2016 has been a difficult year for the world. There was the Pulse nightclub shooting , Brexit, the multiple police involved shootings of young unarmed black men, the loss of David Bowie and Prince, and the successful presidential election of Donald Trump.

What we do need is socially conscious artists to put out music to address these topics. Because at the end of the day, silence is the same as complacency, no?

British singer/songwriter Dev Hynes aka Blood Orange is not one to stay silent. Freetown Sound was released days after Baltimore police officer Caesar Goodson Jr., who negligently drove the van transporting Freddie Gray, was found not guilty.
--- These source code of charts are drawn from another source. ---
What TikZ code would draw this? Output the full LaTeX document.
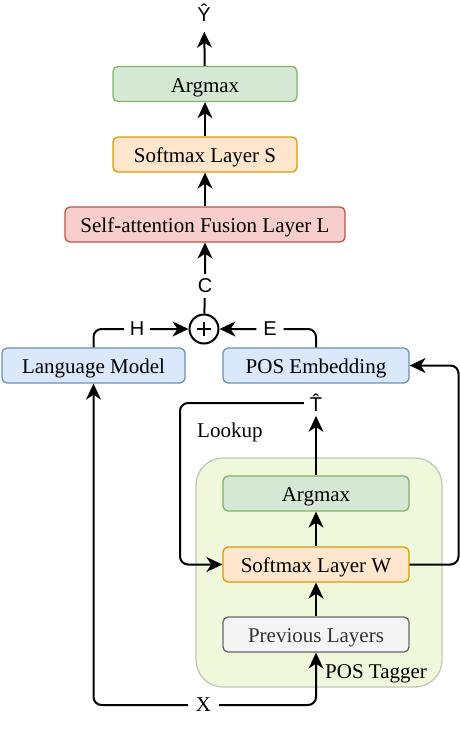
\documentclass[tikz,border=0pt]{standalone}
\usepackage{fontspec}
\setmainfont{Liberation Serif}
\newfontfamily\labfont{Liberation Sans}
\usetikzlibrary{arrows.meta}
\definecolor{gfill}{HTML}{D5E8D4}\definecolor{gdraw}{HTML}{82B366}
\definecolor{ofill}{HTML}{FFE6CC}\definecolor{odraw}{HTML}{D79B00}
\definecolor{rfill}{HTML}{F8CECC}\definecolor{rdraw}{HTML}{B85450}
\definecolor{bfill}{HTML}{DAE8FC}\definecolor{bdraw}{HTML}{6C8EBF}
\definecolor{pfill}{HTML}{F5F5F5}\definecolor{pdraw}{HTML}{666666}\definecolor{ptext}{HTML}{333333}
\definecolor{tfill}{RGB}{240,248,220}\definecolor{tdraw}{RGB}{192,200,182}
\begin{document}
\begin{tikzpicture}[x=1pt,y=-1pt,
  box/.style={draw, rounded corners=5pt, line width=1.3pt, inner sep=0pt,
    minimum height=35pt, text height=16pt, text depth=0pt,
    font=\fontsize{21}{24}\selectfont},
  greenbox/.style={box, fill=gfill, draw=gdraw},
  orangebox/.style={box, fill=ofill, draw=odraw},
  redbox/.style={box, fill=rfill, draw=rdraw},
  bluebox/.style={box, fill=bfill, draw=bdraw},
  greybox/.style={box, fill=pfill, draw=pdraw, text=ptext},
  lab/.style={inner sep=0pt, outer xsep=6pt, outer ysep=5pt, font=\labfont\fontsize{20}{22}\selectfont},
  serlab/.style={inner sep=0pt, font=\fontsize{21}{24}\selectfont},
  tip/.style={-{Stealth[length=16pt,width=15pt,inset=5pt]}},
  arr/.style={tip, line width=2pt},
  thinarr/.style={tip, line width=1.2pt},
  rc/.style={rounded corners=8pt}
]
\useasboundingbox (0,0) rectangle (460,742);

% POS Tagger container
\node[draw=tdraw, fill=tfill, line width=1.3pt, rounded corners=27pt,
      minimum width=246pt, minimum height=229pt, inner sep=0pt] (tagger) at (319,572.5) {};
\node[serlab, anchor=base west] (taglab) at (325,678) {POS Tagger};

% boxes
\node[greenbox, minimum width=184pt] (argS) at (205,84) {Argmax};
\node[orangebox, minimum width=184pt] (softS) at (205,154.5) {Softmax Layer S};
\node[redbox, minimum width=280pt] (fus) at (205,224.5) {Self-attention Fusion Layer L};
\node[bluebox, minimum width=183pt] (lm) at (93.5,365.5) {Language Model};
\node[bluebox, minimum width=186pt] (pe) at (316,365.5) {POS Embedding};
\node[greenbox, minimum width=186pt] (arg2) at (316,493.5) {Argmax};
\node[orangebox, minimum width=186pt] (softW) at (316,564.5) {Softmax Layer W};
\node[greybox, minimum width=186pt] (prev) at (316,634.5) {Previous Layers};

% plus
\node[circle, draw, line width=2pt, minimum size=29pt, inner sep=0pt] (plus) at (204,329) {};
\draw[line width=2.2pt] ([xshift=-7pt]plus.center) -- ([xshift=7pt]plus.center);
\draw[line width=2.2pt] ([yshift=-7pt]plus.center) -- ([yshift=7pt]plus.center);

% labels
\node[lab, outer ysep=10pt] (Yhat) at (204,13) {Ŷ};
\node[lab] (C) at (205,286) {C};
\node[lab, outer xsep=6pt] (H) at (137,329) {H};
\node[lab, outer xsep=7pt] (E) at (270,329) {E};
\node[lab, outer xsep=6pt, outer ysep=4pt] (That) at (316,403) {\^{T}};
\node[serlab, outer xsep=8pt] (X) at (203.5,705) {X};
\node[serlab, anchor=base west] (lookup) at (197,437) {Lookup};

\coordinate (lft) at (180,0);
\coordinate (rgt) at (458.5,0);

% top chain
\draw[arr] (argS) -- (Yhat);
\draw[arr] (softS) -- (argS);
\draw[arr] (fus) -- (softS);
\draw[arr] (plus) -- (C) -- (fus);

% H and E into plus
\draw[arr, rc] (lm.north) |- (H) -- (plus);
\draw[arr, rc] (pe.north) |- (E) -- (plus);

% tagger inner
\draw[thinarr] (prev) -- (softW);
\draw[thinarr] (softW) -- (arg2);
\draw[thinarr] (arg2) -- (That);

% lookup loop
\draw[arr, rc] (That.west) -- (That.west -| lft) -- (softW.west -| lft) -- (softW.west);
\draw[arr, rc] (softW.east) -- (softW.east -| rgt) -- (pe.east -| rgt) -- (pe.east);

% X to both
\draw[arr, rc] (X) -| (lm.south);
\draw[arr, rc] (X) -| (prev.south);
\end{tikzpicture}
\end{document}
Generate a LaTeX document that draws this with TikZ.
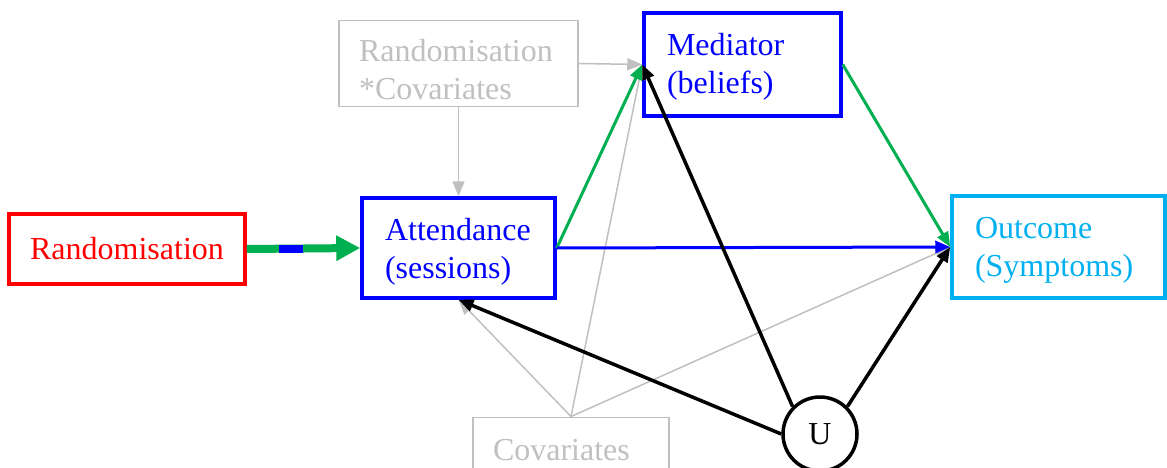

On the same day, police officer Eric Casebolt of Collin County, Texas was not indicted for slamming a black teenage girl to the ground at a pool party, despite the incident being recorded on video.

Freetown Sound reveals a broad view of black culture with it’s use of vocal clips, spoken word poetry and politically fueled lyrics. Anti-police brutality ballad “Hands Up,” stands out along with “Desiree,” which is named after Hyne’s transgendered friend. With sounds reminiscent of Sade, Hynes is an empathetic soul grappling with the unmanageable complexities of life.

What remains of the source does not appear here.